Wednesday 25 January 2017



‘Now I’m goin to put a cat on you who was the coolest, grooviest, sweetest, wailin’est, strongest, swingin’est cat that ever stomped on this jumpin’ green sphere, and they called this here cat…’ Lord Buckley. You remember Alternative Comedy? It was ‘Saturday Night Live’ launched by NBC in 1975. I was the ‘Comedy Store’, Steve Martin, Ben Elton, John Belushi, Rik Mayall, It was ideologically sound, it doesn’t condescend, it’s sharp, fast, smarts like a pepper-spray and cuts like Stanley Knife blades, right? But the hip stand-up monologue goes deeper. Little Brother might name-check Stanley Holloway and hence plug his routines into the North-of-England tradition that goes with Rob Wilton and Frank ‘King Twist’ Randall. Whereas American lines of influence can’t fail to trip over Lenny Bruce who brought self-psychoanalysis to the Supper Club circuit, Slim Gaillard’s ‘Vout Orooni’ BeBop babble… and the very great Lord Buckley. Lauded by Henry Miller and Jack Kerouac, as well as Bob Dylan and Frank Zappa, it was Buckley who opened up language with the holy ghetto-cleaver of hip verbal jumpin’ jive.

Born 5 April 1906, Richard Myrle ‘Lord’ Buckley invented vocabularies, the first to recognise the speed-energy and liquid fluidity of Black slang – and make it dance to his own ecstatic vision.
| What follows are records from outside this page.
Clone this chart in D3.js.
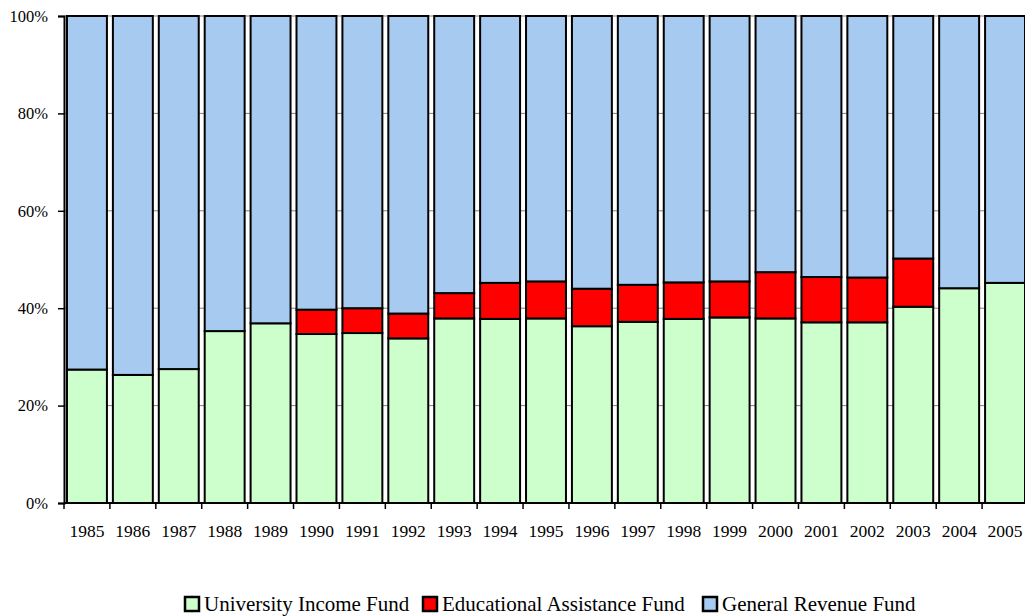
<!DOCTYPE html>
<html><head><meta charset="utf-8">
<script src="https://cdn.jsdelivr.net/npm/d3@7"></script>
<style>body{margin:0;background:#fff}svg{display:block}</style>
</head><body><svg id="c" width="1025" height="616" style="font-family:'Liberation Serif','Times New Roman',Times,serif"></svg>
<script>
const years = ["1985","1986","1987","1988","1989","1990","1991","1992","1993","1994","1995","1996","1997","1998","1999","2000","2001","2002","2003","2004","2005"];
const universityIncome = [27.4,26.3,27.5,35.3,36.9,34.7,34.9,33.8,37.9,37.8,37.9,36.3,37.2,37.8,38.1,37.9,37.1,37.1,40.3,44.1,45.2];
const educationalAssistance = [0,0,0,0,0,5.0,5.1,5.1,5.2,7.4,7.6,7.7,7.6,7.5,7.4,9.5,9.3,9.2,9.9,0,0];
const generalRevenue = years.map((y,i)=>+(100-universityIncome[i]-educationalAssistance[i]).toFixed(1));
const seriesNames = ["University Income Fund","Educational Assistance Fund","General Revenue Fund"];
const colors = ["#ccffcc","#ff0000","#a6caf0"];
const yTicks = [0,20,40,60,80,100];
const FONT = "'Liberation Serif','Times New Roman',Times,serif";

const svg = d3.select("#c");
const L=64,R=1028,T=16,B=503;
const x = d3.scaleBand().domain(years).range([L,R]).paddingInner(0.13).paddingOuter(0.065);
const y = d3.scaleLinear().domain([0,100]).range([B,T]);

const rows = years.map((yr,i)=>({year:yr,u:universityIncome[i],e:educationalAssistance[i],g:generalRevenue[i]}));
const series = d3.stack().keys(["u","e","g"])(rows);

svg.append("g").selectAll("line").data(yTicks.slice(1)).join("line")
  .attr("x1",L).attr("x2",R).attr("y1",d=>y(d)).attr("y2",d=>y(d))
  .attr("stroke","#808080").attr("stroke-width",1);

svg.append("g").selectAll("g").data(series).join("g")
  .attr("fill",(d,i)=>colors[i])
  .selectAll("rect").data(d=>d.filter(p=>p[1]-p[0]>0)).join("rect")
  .attr("x",d=>x(d.data.year)).attr("width",x.bandwidth())
  .attr("y",d=>y(d[1])).attr("height",d=>y(d[0])-y(d[1]))
  .attr("stroke","#000").attr("stroke-width",2);

const ya = svg.append("g").attr("transform",`translate(${L},0)`)
  .call(d3.axisLeft(y).tickValues(yTicks).tickFormat(d=>d+"%").tickSize(6).tickPadding(10));
ya.attr("font-family",FONT);
ya.select(".domain").attr("stroke","#000").attr("stroke-width",2);
ya.selectAll(".tick line").attr("stroke","#000").attr("stroke-width",1.5);
ya.selectAll("text").attr("font-size",16.5).attr("fill","#000").attr("font-family",FONT);

svg.append("line").attr("x1",L).attr("x2",R).attr("y1",B).attr("y2",B).attr("stroke","#000").attr("stroke-width",2);
const step = x.step();
svg.append("g").selectAll("line").data(d3.range(years.length+1)).join("line")
  .attr("x1",d=>L+d*step).attr("x2",d=>L+d*step).attr("y1",B).attr("y2",B+6)
  .attr("stroke","#000").attr("stroke-width",1.5);
svg.append("g").selectAll("text").data(years).join("text")
  .attr("x",d=>x(d)+x.bandwidth()/2).attr("y",537).attr("text-anchor","middle")
  .attr("font-family",FONT).attr("font-size",17.5).attr("fill","#000").text(d=>d);

const lg = svg.append("g");
const items = [{n:seriesNames[0],c:colors[0],x:185},{n:seriesNames[1],c:colors[1],x:423},{n:seriesNames[2],c:colors[2],x:703}];
items.forEach(it=>{
  lg.append("rect").attr("x",it.x).attr("y",597).attr("width",14).attr("height",14)
    .attr("fill",it.c).attr("stroke","#000").attr("stroke-width",2.5);
  lg.append("text").attr("x",it.x+19).attr("y",611).attr("font-family",FONT).attr("font-size",21).attr("fill","#000").text(it.n);
});
</script></body></html>
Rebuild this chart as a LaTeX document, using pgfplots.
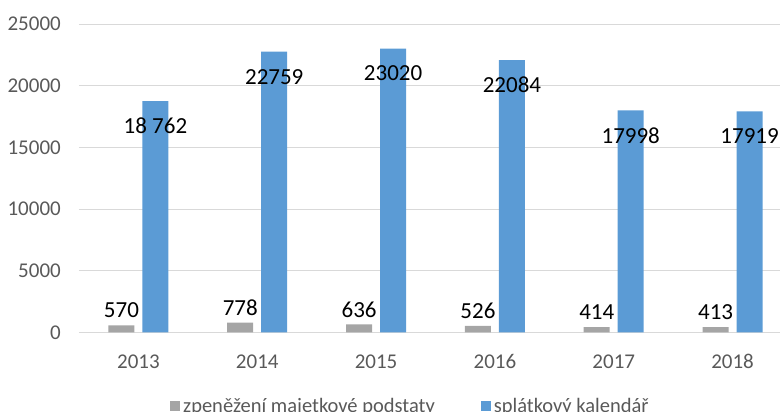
\documentclass[border=0pt]{standalone}
\usepackage{pgfplots}
\pgfplotsset{compat=1.18}
\usepackage{fontspec}
\setmainfont{Carlito}
\usetikzlibrary{calc}
\definecolor{barblue}{HTML}{5B9BD5}
\definecolor{bargray}{HTML}{A5A5A5}
\definecolor{gridgray}{HTML}{D9D9D9}
\definecolor{labelgray}{HTML}{595959}

\begin{document}
\begin{tikzpicture}
\begin{axis}[
    scale only axis, width=713pt, height=308.2pt,
    ybar=8pt, bar width=26pt,
    xmin=-0.5, xmax=5.5, ymin=0, ymax=25000,
    xtick={0,...,5}, xticklabels={2013,2014,2015,2016,2017,2018},
    ytick={0,5000,...,25000},
    scaled y ticks=false,
    major tick length=0pt,
    ymajorgrids, grid style={gridgray, line width=1pt},
    axis x line*=bottom, axis y line*=left,
    x axis line style={gridgray, line width=1.3pt, -},
    y axis line style={draw=none},
    clip=false,
    ticklabel style={font=\fontsize{21}{25}\selectfont, text=labelgray, inner sep=0pt},
    yticklabel style={anchor=east, xshift=-18pt},
    xticklabel style={anchor=north, yshift=-22pt},
    /pgf/number format/1000 sep={},
    /pgf/number format/assume math mode=true,
    legend style={at={(rel axis cs:0.1276,-0.239)}, anchor=west, draw=none, fill=none,
        legend columns=2, font=\fontsize{20.5}{24}\selectfont, text=labelgray,
        inner sep=0pt, nodes={inner sep=3pt},
        /tikz/every even column/.append style={column sep=43pt}},
    legend image code/.code={\fill[#1] (0pt,-5pt) rectangle (10pt,5pt);},
]
\coordinate (sw) at (rel axis cs:0,0);

% zpenezeni majetkove podstaty
\addplot[fill=bargray, draw=none, nodes near coords,
    every node near coord/.append style={anchor=south, inner sep=0pt, yshift=7pt,
        font=\fontsize{23}{27}\selectfont, text=black}]
    coordinates {(0,570) (1,778) (2,636) (3,526) (4,414) (5,413)};
\addlegendentry{zpeněžení majetkové podstaty}

% splatkovy kalendar
\addplot[fill=barblue, draw=none, nodes near coords, point meta=explicit symbolic,
    every node near coord/.append style={anchor=center, inner sep=0pt, yshift=-25pt,
        font=\fontsize{23}{27}\selectfont, text=black}]
    coordinates {(0,18762) [18 762] (1,22759) [22759] (2,23020) [23020]
                 (3,22084) [22084] (4,17998) [17998] (5,17919) [17919]};
\addlegendentry{splátkový kalendář}
\end{axis}
\pgfresetboundingbox
\path[use as bounding box] ($(sw)+(-79pt,-79.7pt)$) rectangle ($(sw)+(701pt,332.3pt)$);
\end{tikzpicture}
\end{document}
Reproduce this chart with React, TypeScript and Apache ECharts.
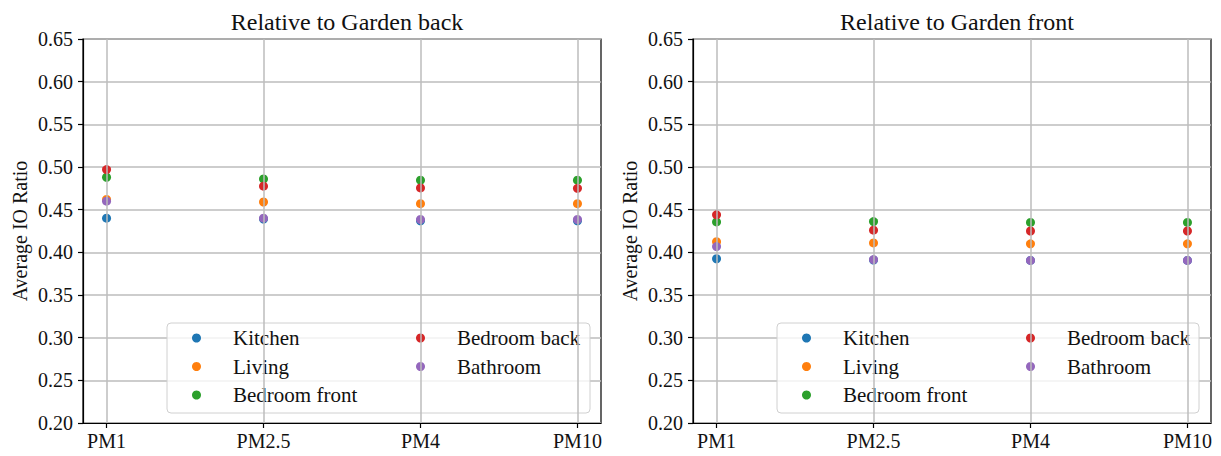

He played sleazy burlesques, saloons, and strip joints, before OD-ing on a booze-induced stroke on 12 November 1960. But ‘the bad jazz that a cat blows wails long after he’s cut out’ – and through the good graces of the Demon Verbals record label, three historic Lord Buckley albums were once again circulating in the mid-1980s. And they stood with the best of the newest New Waves around. Buckley – ‘Lord Of Jive’, rasps a bizarre tongue from the record sleeves, with a Salvador Dali moustache, the kind of pith helmet last seen in ‘Carry On Up The Jungle’ (1970), and a tuxedo, a ludicrous combination he’d augment with hash-pipe on stage to lube the free-scat jargon of routines like “The Nazz” or “Willie The Shake”, each goof eulogy structured like jazz solos in fractured Black street-rap that’s now amazing, and must THEN have been staggering – near incomprehensible to all but the hippest of the hipster cult fliers of the seedy jazz underworld.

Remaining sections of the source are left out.